Additionally, to build neural network models some computational modules such as propagation (spread information between nodes so that the aggregated information could seize both feature and topological information), sampling (when graphs are large, sampling modules are usually used) or pooling (representations of high-level subgraphs are needed) modules should be used. A typical GNN model is built by combining these computational modules which highly likely might enable GNN to obtain better representation of nodes, edges, and relations thus to extract relation information with high performance. Besides, in designing loss function, it is possible to use all training set types, namely supervised, semi-supervised, and unsupervised; and for graph learning tasks, all level tasks (node, edge, and graph levels) are feasible. In terms of the loss function, thinking of the Smart Navigator data sources, types and training sets and network analysis task levels, it seems that GNNs could be a feasible option for neural network transition. Figure 10 exemplifies a typical GNN model.

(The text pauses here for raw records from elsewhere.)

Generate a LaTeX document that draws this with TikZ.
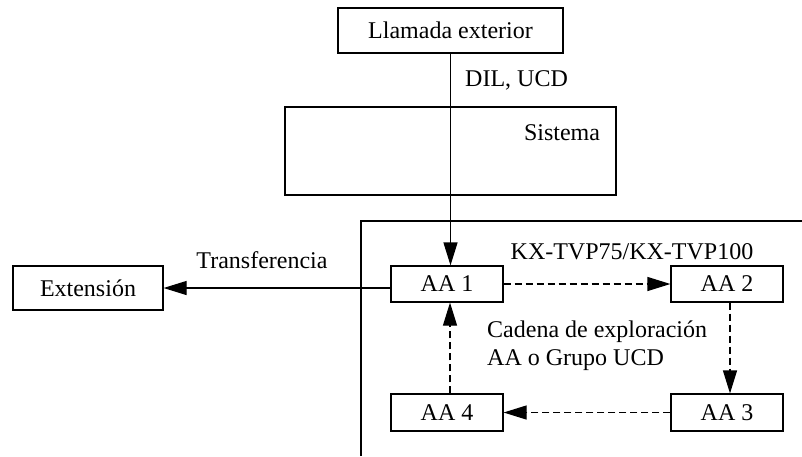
\documentclass[tikz,border=0pt]{standalone}
\usepackage{fontspec}
\setmainfont{Liberation Serif}
\usetikzlibrary{arrows.meta}
\begin{document}
\begin{tikzpicture}[x=1pt,y=-1pt,
  every node/.style={font=\fontsize{24}{28}\selectfont, inner sep=0pt},
  box/.style={draw, line width=1.2pt, minimum width=#1, minimum height=36pt},
  line/.style={line width=1.2pt},
  tip/.style={-{Triangle[length=23pt,width=14pt]}},
  dashline/.style={line width=1.2pt, dash pattern=on 7pt off 4pt},
  lbl/.style={}]
\useasboundingbox (0,0) rectangle (802,456);
% frame lines of the device area
\coordinate (ftop) at (361,456);
\coordinate (fcorner) at (361,221);
\coordinate (fright) at (802,221);
\draw[line] (ftop) -- (fcorner) -- (fright);
% nodes
\node[box=225pt, minimum height=45pt] (llamada) at (450.5,30.5) {Llamada exterior};
\node[box=331pt, minimum height=88pt] (sistema) at (450.5,151) {};
\node[lbl] (sistlbl) at (562,133) {Sistema};
\node[box=150pt, minimum height=44pt] (ext) at (88,288) {Extensión};
\node[box=112pt] (aa1) at (447,284) {AA 1};
\node[box=112pt] (aa2) at (727,284) {AA 2};
\node[box=112pt, minimum height=37pt] (aa3) at (727,412.5) {AA 3};
\node[box=112pt, minimum height=37pt] (aa4) at (447,412.5) {AA 4};
% labels
\node[lbl, anchor=west] (dil) at (465,80) {DIL, UCD};
\node[lbl] (transf) at (262,260) {Transferencia};
\node[lbl] (kx) at (632,252) {KX-TVP75/KX-TVP100};
\node[lbl, anchor=north west, align=left] (cadena) at (487,321) {Cadena de exploración\\AA o Grupo UCD};
% connectors
\draw[line, tip] (llamada.south) -- (llamada.south |- aa1.north);
\draw[line, tip] (aa1.west |- ext.east) -- (ext.east);
\draw[dashline, tip] (aa1.east) -- (aa2.west);
\draw[dashline, tip] ([xshift=3pt]aa2.south) -- ([xshift=3pt]aa3.north);
\draw[dashline, tip] (aa3.west) -- (aa4.east);
\draw[dashline, tip] ([xshift=3pt]aa4.north) -- ([xshift=3pt]aa1.south);
\end{tikzpicture}
\end{document}
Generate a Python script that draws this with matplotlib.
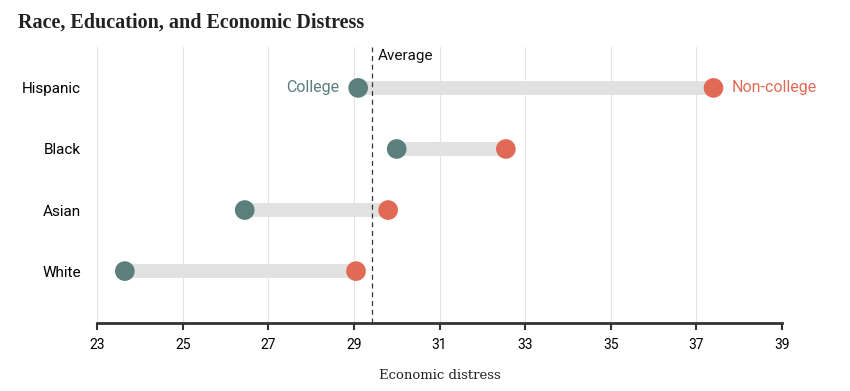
import matplotlib.pyplot as plt

groups = ['Hispanic', 'Black', 'Asian', 'White']
college = [29.1, 30.0, 26.45, 23.65]
non_college = [37.4, 32.55, 29.8, 29.05]
average = 29.42
x_ticks = [23, 25, 27, 29, 31, 33, 35, 37, 39]

college_color = '#5a7f7d'
noncollege_color = '#e06a55'

fig = plt.figure(figsize=(8.5, 3.91), dpi=100)
ax = fig.add_axes([97 / 850, 1 - 323 / 391, 685 / 850, 276 / 391])

y_pos = list(range(len(groups)))[::-1]

for y, c, n in zip(y_pos, college, non_college):
    ax.plot([c, n], [y, y], color='#e1e1e1', linewidth=10,
            solid_capstyle='butt', zorder=2)

ax.scatter(college, y_pos, s=200, color=college_color, zorder=4,
           edgecolors='none')
ax.scatter(non_college, y_pos, s=200, color=noncollege_color, zorder=4,
           edgecolors='none')

ax.axvline(average, color='#333333', linewidth=0.9, linestyle=(0, (4, 3)),
           zorder=3)
ax.text(average + 0.15, 3.52, 'Average', fontsize=11, family='Roboto',
        color='#111111', ha='left', va='center')

ax.text(college[0] - 0.45, y_pos[0], 'College', fontsize=11.5,
        family='Roboto', color=college_color, ha='right', va='center')
ax.text(non_college[0] + 0.42, y_pos[0], 'Non-college', fontsize=11.5,
        family='Roboto', color=noncollege_color, ha='left', va='center')

ax.set_xlim(23, 39)
ax.set_ylim(-0.85, 3.67)
ax.set_xticks(x_ticks)
ax.set_xticklabels([str(t) for t in x_ticks], family='Roboto', fontsize=10)
ax.set_yticks(y_pos)
ax.set_yticklabels(groups, family='Roboto', fontsize=11)
ax.tick_params(axis='y', length=0, pad=11.5)
ax.tick_params(axis='x', length=5, width=1.5, color='#333333', pad=6)

ax.grid(axis='x', color='#e3e3e3', linewidth=0.8, zorder=0)
ax.set_axisbelow(True)
for side in ['top', 'right', 'left']:
    ax.spines[side].set_visible(False)
ax.spines['bottom'].set_color('#333333')
ax.spines['bottom'].set_linewidth(2)

ax.set_xlabel('Economic distress', family='DejaVu Serif', fontsize=9.5,
              color='#222222', labelpad=12)

fig.text(18 / 850, 1 - 23 / 391, 'Race, Education, and Economic Distress',
         family='Liberation Serif', fontweight='bold', fontsize=14.5,
         color='#222222', ha='left', va='center')

fig.savefig('out.png', dpi=100)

Figure 10: The General Design Pipeline for a GNN Model
Finally, at this stage in the Smart Navigator project, structured and unstructured data (texts) are used therefore it is important to understand potential performance of GNNs in Natural Language Processing tasks, particularly relation extraction. Comparing to traditional neural-based models, GNNs use a more sophisticated way, utilizing the dependency structure of the sentence. In GNNs, it is possible to build a document graph where nodes represent words and edges represent various relations such as adjacency, syntactic dependencies, discourse relations and the like. However, large-scale network group events or objects are often merged by several interconnected and complicated events and objects as in the Smart Navigator system. Thus, occurrences of such events and existence of these kinds of objects might hide the associated connections, and accordingly it is hard to discover differences or similarities between sub-graphs or hubs in networked multiple nodes, and to identify patterns in a very large network accordingly. To overcome these issues, GNNs provide specific capacities such as subgraph selection, similarity analysis, and frequent patterns mining for flow items. Furthermore, very recent studies demonstrate that GNNs can conduct reasoning very effectively on the fully connected graph with generated parameters from natural language. As document-level detection and relation extraction are projected in the Smart Navigator system, GNNs look like having great potential for better solutions in especially relation extraction based on document graph structure and relations or connectivity approach.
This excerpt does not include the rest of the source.